そこで選手の肩を抱いて、「お前、頼むからやってくれ」「お前がやってくれたら」なんてことをやっていたらチームなんかできません。ましてや代表チームなんてお山の大将が集まってきているわけですから、とてもできないです。ある意味突き放したようなところがあります。
そりゃあ正直、(選手を落とすことは)やりたくないですよ。ジーコが日本代表監督の時、2006年ドイツW杯直前に久保(竜彦)をメンバーから落としたんです。その時、僕は久保が所属している横浜F・マリノスの監督だったんですね。久保が落とされた後、マリノスの練習場から帰ろうとしたら、たまたま駐車場に久保の家族がいて、久保には小さなかわいい女の子がいるんですけど、その子が「ジーコだいっきらい」と叫んでいたんですね。「ああ、また俺もそうなるんだなあ」と思い出しました。
ほかにも、スタジアムに試合を見に行ったら、じーっとにらんでいる女の人がいるんですね。「身に覚えがないなあ」と思って聞いてみたら、僕がメンバーから外した選手の奥さんだった。それは当たり前なんです、そうなるんですよ。それが嫌だったら日本代表監督なんてできないのですが、そういう意味でいかにいろんな雑念を払って、チームが勝つために決断できるかが大事です。
その時に例えば、私心で「俺がこう思われたいから」「俺がこうなりたいから」と思って、選手を外したとしますよね。これは一生うらみをかいますよ。ところが自分自身のためではなく、「チームが勝つために」という純粋にそれだけでした決断というのは、いつかは伝わるんです。そりゃね、みんな落とされた時は頭にきますよ。会いたくもないでしょう。
でも、「本当にそういう私心がなくやったとしたら、いつかは伝わる」と僕は信じているんです。そう信じないと中々できないんですけどね。外国人だったら自分の国に帰ってしまえばいいのですが、僕は一生この日本のサッカー界にいるわけですから、そういう奴らとまたどこで出会うか分からないわけです。そういう意味で私心をなくして、無心の状態で決断していかないといけない。

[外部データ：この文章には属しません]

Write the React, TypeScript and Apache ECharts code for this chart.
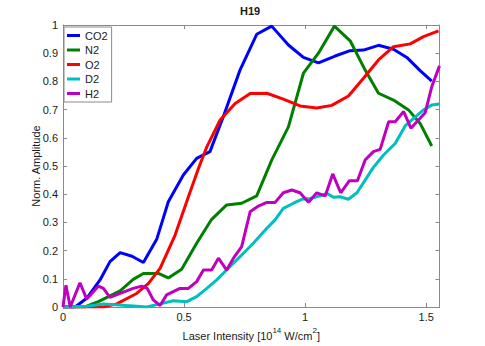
import React, { useEffect, useRef } from "react";
import * as echarts from "echarts";

const seriesNames = ["CO2", "N2", "O2", "D2", "H2"];
const seriesColors = ["#0000ff", "#008000", "#ff0000", "#00bfbf", "#bf00bf"];

const co2: [number, number][] = [
  [0, 0], [0.05, 0], [0.098, 0.031], [0.153, 0.096], [0.194, 0.161], [0.236, 0.193],
  [0.285, 0.18], [0.332, 0.158], [0.387, 0.24], [0.435, 0.373], [0.497, 0.468],
  [0.552, 0.527], [0.607, 0.551], [0.662, 0.675], [0.731, 0.84], [0.8, 0.967],
  [0.862, 0.996], [0.931, 0.929], [0.993, 0.885], [1.055, 0.866], [1.124, 0.89],
  [1.186, 0.909], [1.241, 0.911], [1.303, 0.928], [1.365, 0.914], [1.42, 0.885],
  [1.475, 0.838], [1.523, 0.801],
];

const n2: [number, number][] = [
  [0, 0], [0.09, 0], [0.146, 0.019], [0.236, 0.057], [0.29, 0.098], [0.332, 0.119],
  [0.394, 0.119], [0.435, 0.103], [0.49, 0.134], [0.552, 0.226], [0.614, 0.311],
  [0.676, 0.362], [0.738, 0.368], [0.8, 0.394], [0.862, 0.521], [0.931, 0.639],
  [0.993, 0.829], [1.055, 0.9], [1.121, 0.996], [1.186, 0.944], [1.248, 0.84],
  [1.303, 0.758], [1.365, 0.734], [1.427, 0.699], [1.475, 0.651], [1.523, 0.571],
];

const o2: [number, number][] = [
  [0, 0], [0.167, 0], [0.222, 0.011], [0.304, 0.048], [0.353, 0.084], [0.401, 0.137],
  [0.463, 0.255], [0.518, 0.391], [0.559, 0.49], [0.594, 0.568], [0.649, 0.663],
  [0.711, 0.722], [0.773, 0.757], [0.842, 0.758], [0.91, 0.737], [0.979, 0.713],
  [1.048, 0.706], [1.11, 0.715], [1.179, 0.748], [1.241, 0.811], [1.303, 0.876],
  [1.365, 0.923], [1.434, 0.933], [1.489, 0.959], [1.551, 0.979],
];

const d2: [number, number][] = [
  [0, 0], [0.1, 0.003], [0.167, 0.011], [0.263, 0.005], [0.346, 0], [0.401, 0.011],
  [0.456, 0.022], [0.511, 0.019], [0.552, 0.037], [0.594, 0.066], [0.635, 0.096],
  [0.676, 0.131], [0.731, 0.178], [0.786, 0.226], [0.842, 0.279], [0.876, 0.309],
  [0.91, 0.35], [0.952, 0.368], [0.986, 0.382], [1.021, 0.385], [1.062, 0.394],
  [1.09, 0.403], [1.117, 0.389], [1.145, 0.391], [1.179, 0.382], [1.214, 0.405],
  [1.248, 0.45], [1.282, 0.495], [1.324, 0.539], [1.372, 0.58], [1.413, 0.642],
  [1.448, 0.669], [1.489, 0.699], [1.523, 0.716], [1.555, 0.72],
];

const h2: [number, number][] = [
  [0, 0], [0.012, 0.077], [0.03, 0], [0.07, 0.086], [0.098, 0.028], [0.146, 0.074],
  [0.167, 0.066], [0.194, 0.034], [0.236, 0.048], [0.29, 0.066], [0.325, 0.074],
  [0.348, 0.066], [0.373, 0.025], [0.401, 0.005], [0.428, 0.043], [0.483, 0.066],
  [0.518, 0.066], [0.552, 0.09], [0.58, 0.131], [0.614, 0.131], [0.642, 0.173],
  [0.676, 0.131], [0.704, 0.173], [0.738, 0.214], [0.773, 0.338], [0.807, 0.358],
  [0.842, 0.371], [0.876, 0.371], [0.91, 0.405], [0.945, 0.415], [0.979, 0.405],
  [1.014, 0.371], [1.048, 0.405], [1.083, 0.394], [1.114, 0.472], [1.147, 0.405],
  [1.183, 0.448], [1.216, 0.448], [1.248, 0.521], [1.282, 0.551], [1.31, 0.559],
  [1.345, 0.657], [1.372, 0.657], [1.407, 0.693], [1.437, 0.634], [1.468, 0.663],
  [1.496, 0.689], [1.523, 0.781], [1.555, 0.855],
];

const allData = [co2, n2, o2, d2, h2];
const xTickLabels = ["0", "0.5", "1", "1.5"];

const FONT = "Liberation Sans, Arial, Helvetica, sans-serif";
const AXIS_COLOR = "#8a8a8a";
const TEXT_COLOR = "#1a1a1a";

export default function App() {
  const ref = useRef<HTMLDivElement>(null);
  useEffect(() => {
    if (!ref.current) return;
    const chart = echarts.init(ref.current, undefined, { renderer: "svg" });
    const axisBase = {
      type: "value" as const,
      axisLine: { show: true, onZero: false, lineStyle: { color: AXIS_COLOR, width: 1 } },
      axisTick: { show: true, inside: true, length: 4, lineStyle: { color: AXIS_COLOR } },
      splitLine: { show: false },
    };
    const xCommon = { ...axisBase, min: 0, max: 1.555, interval: 0.5 };
    const yCommon = { ...axisBase, min: 0, max: 1, interval: 0.1 };
    chart.setOption({
      animation: false,
      backgroundColor: "#ffffff",
      title: {
        text: "H19",
        left: 240,
        top: 5,
        padding: 0,
        textStyle: { fontFamily: FONT, fontSize: 11, fontWeight: "bold", color: TEXT_COLOR },
      },
      legend: {
        data: seriesNames,
        orient: "vertical",
        left: 64,
        top: 27,
        padding: [2.5, 4, 2.5, 3],
        itemGap: 2.5,
        itemWidth: 13,
        itemHeight: 3,
        icon: "rect",
        borderColor: "#8a8a8a",
        borderWidth: 1,
        backgroundColor: "#ffffff",
        textStyle: { fontFamily: FONT, fontSize: 11, color: TEXT_COLOR, lineHeight: 12 },
      },
      grid: { left: 63, top: 25, right: 45.5, bottom: 39, containLabel: false },
      xAxis: [
        {
          ...xCommon,
          position: "bottom",
          name: "{n|Laser Intensity [10}{s|14}{n| W/cm}{s|2}{n|]}",
          nameLocation: "middle",
          nameGap: 19,
          nameMoveOverlap: false,
          nameTextStyle: {
            fontFamily: FONT,
            color: TEXT_COLOR,
            rich: {
              n: { fontFamily: FONT, fontSize: 11, color: TEXT_COLOR, lineHeight: 15, verticalAlign: "bottom" },
              s: { fontFamily: FONT, fontSize: 8, color: TEXT_COLOR, lineHeight: 15, verticalAlign: "top" },
            },
          },
          axisLabel: {
            fontFamily: FONT,
            fontSize: 11,
            color: TEXT_COLOR,
            margin: 4,
            showMaxLabel: false,
            formatter: (v: number) => {
              const i = Math.round(v / 0.5);
              return Math.abs(v - i * 0.5) < 1e-6 && i < xTickLabels.length ? xTickLabels[i] : "";
            },
          },
        },
        {
          ...xCommon,
          position: "top",
          axisLabel: { show: false },
        },
      ],
      yAxis: [
        {
          ...yCommon,
          position: "left",
          name: "Norm. Amplitude",
          nameLocation: "middle",
          nameGap: 22,
          nameMoveOverlap: false,
          nameTextStyle: { fontFamily: FONT, fontSize: 11, color: TEXT_COLOR },
          axisLabel: { fontFamily: FONT, fontSize: 11, color: TEXT_COLOR, margin: 5 },
        },
        {
          ...yCommon,
          position: "right",
          axisLabel: { show: false },
        },
      ],
      series: seriesNames.map((name, i) => ({
        name,
        type: "line",
        data: allData[i],
        xAxisIndex: 0,
        yAxisIndex: 0,
        showSymbol: false,
        symbol: "none",
        clip: true,
        color: seriesColors[i],
        lineStyle: { color: seriesColors[i], width: 3 },
        emphasis: { disabled: true },
      })),
    });
    return () => chart.dispose();
  }, []);
  return (
    <div
      ref={ref}
      style={{ position: "fixed", left: 0, top: 0, width: 485, height: 346 }}
    />
  );
}
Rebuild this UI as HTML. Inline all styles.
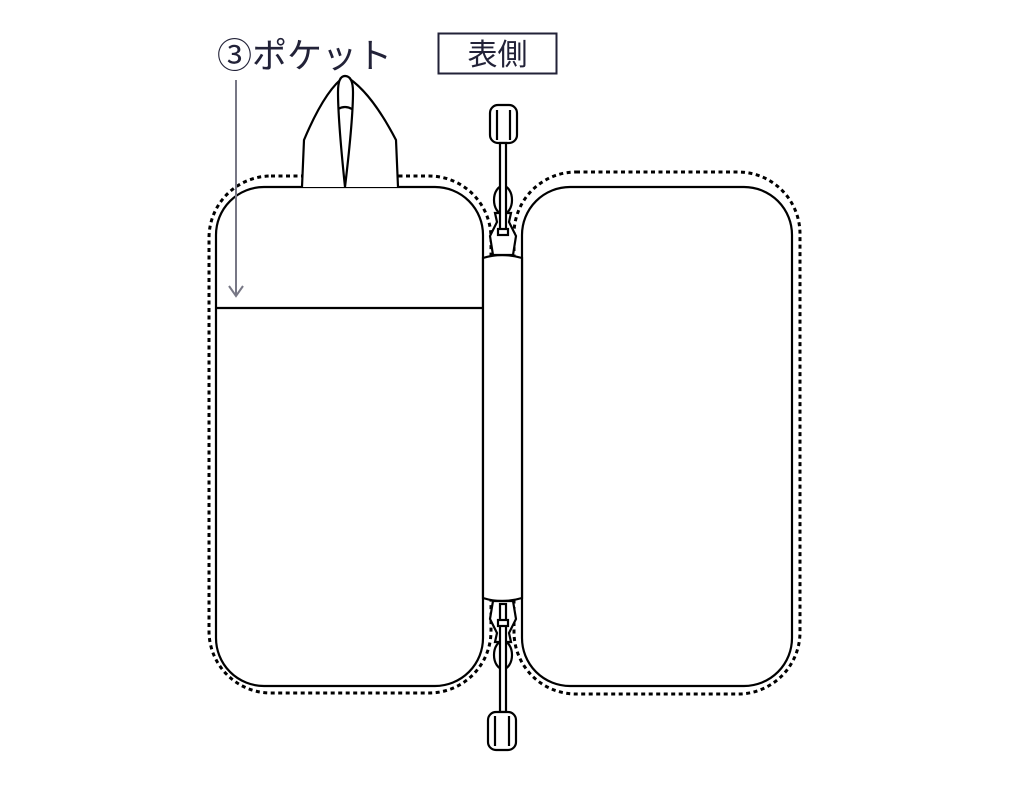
<!DOCTYPE html>
<html><head><meta charset="utf-8"><style>
html,body{margin:0;padding:0;background:#fff;width:1010px;height:790px;overflow:hidden}
</style></head><body>
<svg width="1010" height="790" viewBox="0 0 1010 790" xmlns="http://www.w3.org/2000/svg">
<g fill="none" stroke="#000" stroke-width="3" stroke-dasharray="4 3.5">
  <rect x="209" y="176" width="282" height="517" rx="62"/>
  <rect x="514" y="172" width="286" height="522" rx="62"/>
</g>
<g stroke="#000" stroke-width="2.2" fill="#fff">
  <rect x="216" y="187" width="267" height="499" rx="48"/>
  <rect x="522" y="187" width="270" height="499" rx="48"/>
  <!-- spine -->
  <path d="M483,258 Q502,252 522,258 L522,598 Q502,604 483,598 Z"/>
  <!-- loop -->
  <path d="M302,187 L304,140 Q325,90 345,76 Q370,90 396,140 L398,187"/>
  <path d="M345,187 Q338,120 338,92 Q338,76 345,76 Q353,76 353,92 Q353,120 345,187 Z"/>
  <path d="M338,109 Q345,105 352,109" fill="none"/>
  <line x1="216" y1="308" x2="483" y2="308"/>
  <!-- top pull -->
  <rect x="490" y="105" width="27" height="38" rx="8"/>
  <line x1="497" y1="110" x2="497" y2="140" />
  <line x1="510" y1="110" x2="510" y2="140" />
  <ellipse cx="503" cy="200" rx="9" ry="14"/>
  <path d="M495,213 L497,222 L490,236 L493,255 L513,255 L516,236 L509,222 L511,213 Z"/>
  <rect x="500" y="143" width="6" height="90"/>
  <rect x="498" y="229" width="10" height="6"/>
  <!-- bottom pull -->
  <ellipse cx="503" cy="655" rx="9" ry="14"/>
  <path d="M495,642 L497,633 L490,619 L493,601 L513,601 L516,619 L509,633 L511,642 Z"/>
  <rect x="500" y="604" width="6" height="108"/>
  <rect x="498" y="620" width="10" height="6"/>
  <rect x="488" y="712" width="28" height="38" rx="8"/>
  <line x1="495" y1="716" x2="495" y2="746"/>
  <line x1="509" y1="716" x2="509" y2="746"/>
</g>
<!-- arrow -->
<g stroke="#777785" stroke-width="2" fill="none">
  <line x1="236" y1="80" x2="236" y2="296"/>
  <path d="M229,286 L236,296 L243,286"/>
</g>
<text x="217" y="68" font-family="'Liberation Sans','Noto Sans CJK JP',sans-serif" font-size="35" fill="#222238">③ポケット</text>
<rect x="438.5" y="33.5" width="118" height="40" fill="none" stroke="#222238" stroke-width="2"/>
<text x="497.5" y="65" text-anchor="middle" font-family="'Liberation Sans','Noto Sans CJK JP',sans-serif" font-size="30" fill="#222238">表側</text>
</svg>
</body></html>
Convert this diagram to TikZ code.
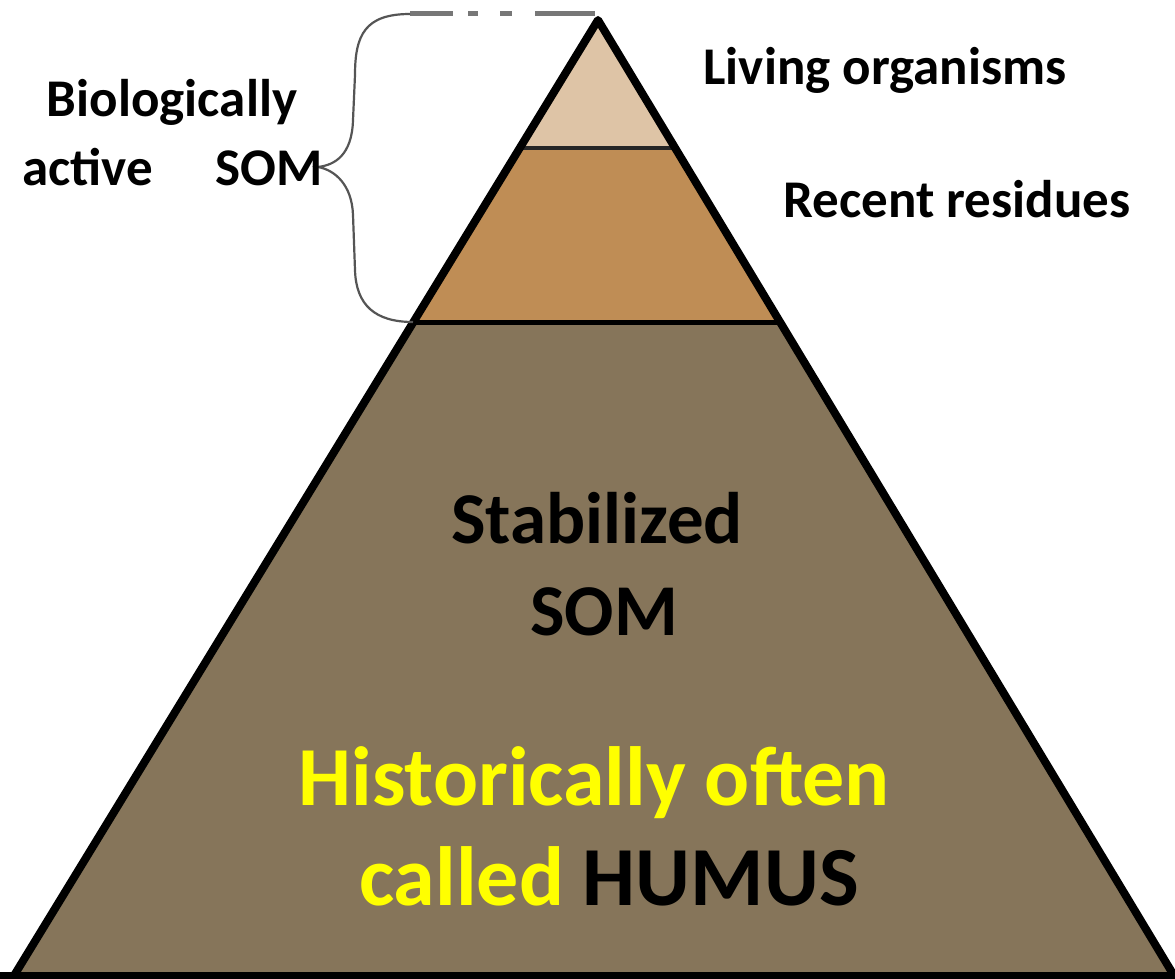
\documentclass[tikz,border=0pt]{standalone}
\usepackage{fontspec}
\setmainfont{Carlito}
\usetikzlibrary{calc}
\definecolor{toplayer}{HTML}{DEC4A6}
\definecolor{midlayer}{HTML}{BF8D55}
\definecolor{botlayer}{HTML}{86755A}
\definecolor{bracegray}{HTML}{555555}
\definecolor{humusyellow}{HTML}{FFFF00}
\tikzset{
  outline/.style={draw=black, line width=8pt, line join=round},
  lbl/.style={inner sep=0pt, font=\bfseries\fontsize{53}{60}\selectfont},
  biglbl/.style={inner sep=0pt, font=\bfseries\fontsize{73}{92}\selectfont},
  hugelbl/.style={inner sep=0pt, font=\bfseries\fontsize{84}{100}\selectfont},
  bracestyle/.style={draw=bracegray, line width=2.2pt},
  dashstyle/.style={draw=bracegray!80, line width=5pt, dash pattern=on 43pt off 15pt on 10pt off 22pt on 12pt off 23pt on 70pt}
}
\begin{document}
\begin{tikzpicture}[x=1pt,y=-1pt]
\useasboundingbox (0,0) rectangle (1175,979);
\fill[white] (0,0) rectangle (1175,979);
\coordinate (A) at (598,20);
\coordinate (L) at (15,974);
\coordinate (R) at (1173,974);
\coordinate (L1) at ($(A)!0.134!(L)$);
\coordinate (R1) at ($(A)!0.134!(R)$);
\coordinate (L2) at ($(A)!0.317!(L)$);
\coordinate (R2) at ($(A)!0.317!(R)$);
% layers
\fill[botlayer] (L2) -- (R2) -- (R) -- (L) -- cycle;
\fill[midlayer] (L1) -- (R1) -- (R2) -- (L2) -- cycle;
\fill[toplayer] (A) -- (R1) -- (L1) -- cycle;
\draw[draw=black!85, line width=4pt] (L1) -- (R1);
\draw[draw=black, line width=5pt] (L2) -- (R2);
\draw[outline] (L) -- (A) -- (R);
\draw[draw=black, line width=7pt] (0,975.5) -- (1175,975.5);
% brace
\coordinate (BT) at (410,14);
\coordinate (BB) at (413,322);
\coordinate (BTip) at (318,167);
\draw[dashstyle] (BT) -- (595,14);
\draw[bracestyle] (BT) .. controls (365,14) and (355,35) .. (355,75) -- (353,120)
  .. controls (352,155) and (335,165) .. (BTip)
  .. controls (335,170) and (352,185) .. (353,215) -- (355,270)
  .. controls (356,305) and (375,322) .. (BB);
% labels
\node[lbl, anchor=base] (living) at (885,85) {Living organisms};
\node[lbl, anchor=base] (recent) at (957,217) {Recent residues};
\node[lbl, anchor=base] (bio) at (172,117) {Biologically};
\node[lbl, anchor=base west] (active) at (22,185) {active};
\node[lbl, anchor=base west] (som1) at (215,185) {SOM};
\node[biglbl, anchor=base] (stab) at (597,543) {Stabilized};
\node[biglbl, anchor=base] (som2) at (604,635) {SOM};
\node[hugelbl, anchor=base, text=humusyellow] (hist) at (594,805) {Historically often};
\node[hugelbl, anchor=base] (called) at (609,905) {\textcolor{humusyellow}{called} HUMUS};
\end{tikzpicture}
\end{document}
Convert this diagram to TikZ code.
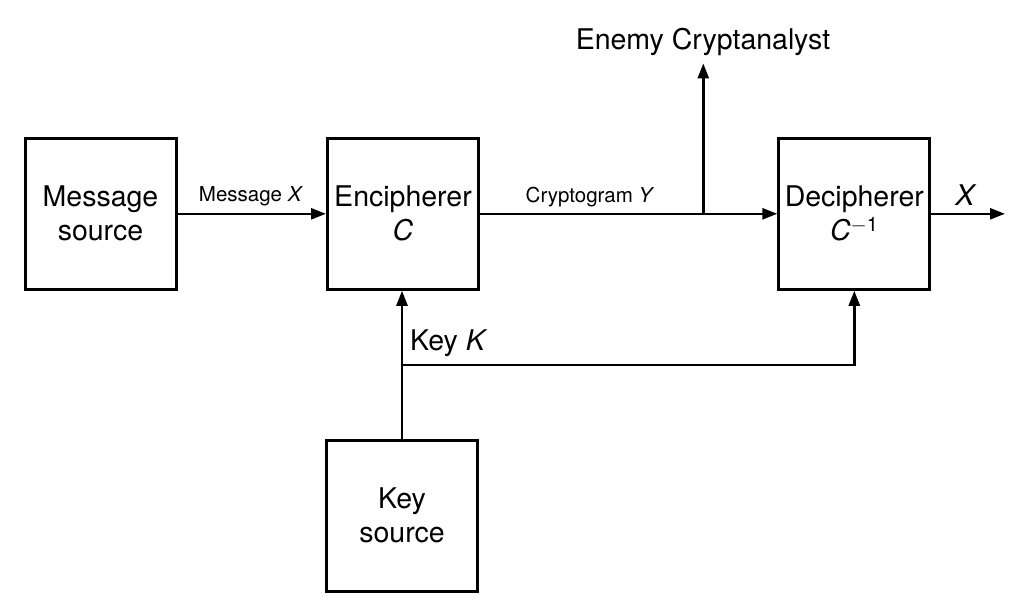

でも、どうです。無心になるために修行を積んでいるお坊さん、銀座でクラブの姉ちゃん相手にいっぱい酒を飲んでいますよ。そんなもんね、簡単に無心になんかなれないですよ。この俗物の固まりみたいな俺が無心になれるわけがないんですよ。ところが、手っ取り早く無心になる方法が1つだけあるんです。何かといったら、どん底を経験するんです。